His Liberals would “stand up to the gun lobby.” Opponents of the law are “in the grip of the gun lobby.”
Rock paid special attention to the NDP, which is hoping to make a comeback in some of Canada’s low-income urban ridings.
“Let the New Democratic Party kneel before the gun lobby,” he shouted. “Let it betray its principles of decades.”
Days later, on Dec. 6 as MPs paid tribute to 14 Montreal women killed on that date in 1989 by a man screaming anti- feminist slogans, it was solicitor general Herb Gray’s turn.
The normally low-key minister took partisan aim at Reform.

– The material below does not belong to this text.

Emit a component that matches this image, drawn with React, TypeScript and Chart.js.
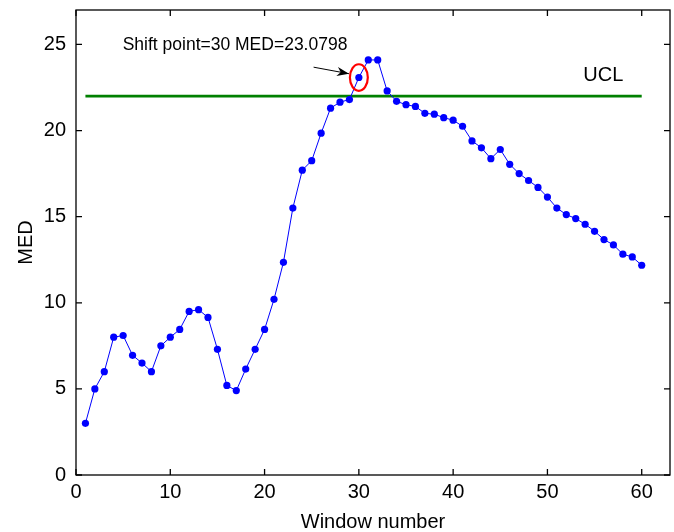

By opposing gun control, Reform was refusing to support efforts to reduce violence against women, said Gray.
In rural Canada, there will be a different strategy. Gun control will be played down as an issue. If need be, the rules will be defended as fair to gun owners.
And in some ridings, rural Liberals will be able to note that when the legislation was debated, a handful of them defied the Liberal party by voting against it.
Mainly, though, Liberal candidates in rural areas will be downplaying guns.
This might be a useful strategy in constituencies where the main Liberal opposition comes from the NDP, which is divided on the issue.
In ridings in which Reform represents the main competition, forget it.
Consider the plans of Allan Kerpan, Reform MP for the Saskatchewan riding of Moose Jaw-Lake Centre who will run in the new riding of Saskatoon Blackstrap.
His main opposition will be Liberal MP Morris Bodnar, who supported the gun control bill despite much opposition.
Kerpan says he will not let the gun issue simmer. It will bubble.
“I expect Morris will say it is no longer an issue, but I think it will be one of the key issues,” he says. “It will be high profile and I will do all I can do to make sure it stays like that.”
Warring political parties with diametrically opposed views have been asserting they speak for the people of Saskatchewan on gun control.
In ridings like Saskatoon Blackstrap, with such a clear choice available, voters finally will have their chance to indicate who really speaks for them.